In answer after answer, she was the picture of the energy cluelessness that is the hallmark of “change” that has come to American politics.
“Wind power is the cheapest form of energy,” Granholm repeatedly insisted of a technology that no utility will consider without massive public subsidies or without a government RPS mandate to build. Up is down. Black is white. The sky is green.
Though she has traveled to Scandinavia and heralded its countries’ progressive wind mandates, she claimed ignorance of Denmark’s failed experiment to replace the country’s coal power with wind–a boondoggle that has left Denmark with the highest electric rates in Europe and thousands of windmills that are too erratic to reliably contribute to the country’s electricity grid.
Though the governor denied that her surrender to Green Lobby demands to hold up coal-plant licensing was an effort to snuff coal in the state, she reiterated her plan to end Michigan’s “dependence” on coal in favor of conservation and renewables.
She cited the “Obama Administration’s clear commitment to a cap-and-trade system” as reason not to go forward on coal power, arguing that they were far too risky to fund at this point.

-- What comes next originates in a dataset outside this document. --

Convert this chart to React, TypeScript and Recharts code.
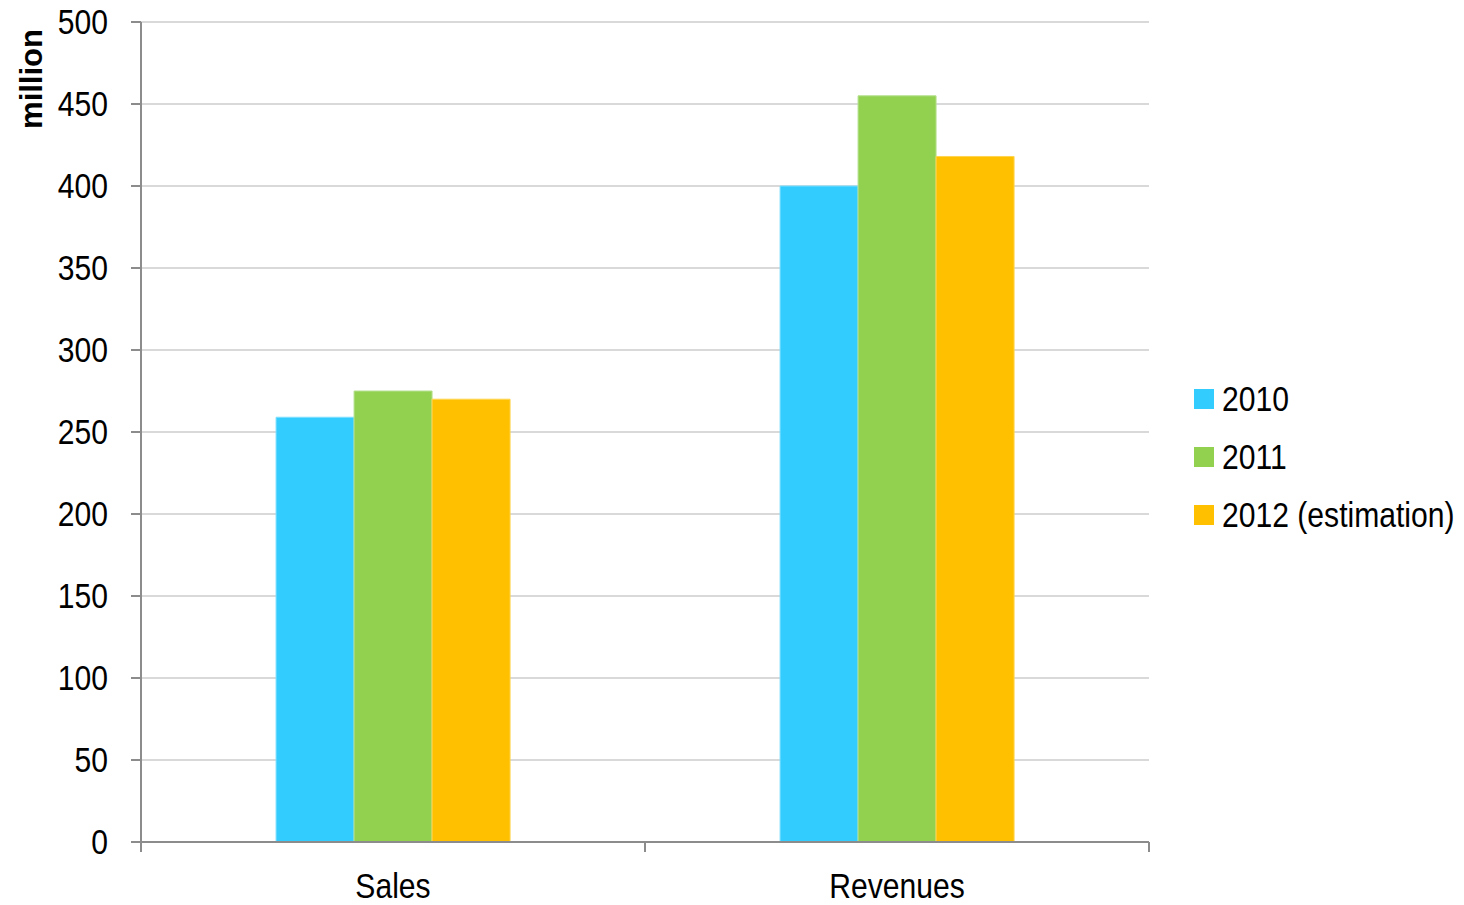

Her position was curiously passive for the governor of the ninth biggest goods-producing state in the Union–a state that should be lobbying for cheap power, not allying with its enemies.
She did allow that she was open to carbon-sequestration technologies even though building “clean coal” plants is cost-prohibitive. The word “nuclear” never crossed her lips–neither during the interview nor during her Tuesday night State of the State address. Meanwhile, Granholm patted herself on the back for Michigan’s new tax credits subsidizing the development of battery-powered cars that she–as seen in her crystal ball?–says is the future of automobilty. But can Michigan meet future industrial demand and future plug-in transportation demand with wind power?
On green mandates, public infrastructure spending, and labor issues, Obama-econ-advisor Granholm’s Michigan has been a harbinger of things to come from the new Washington administration. Be very afraid.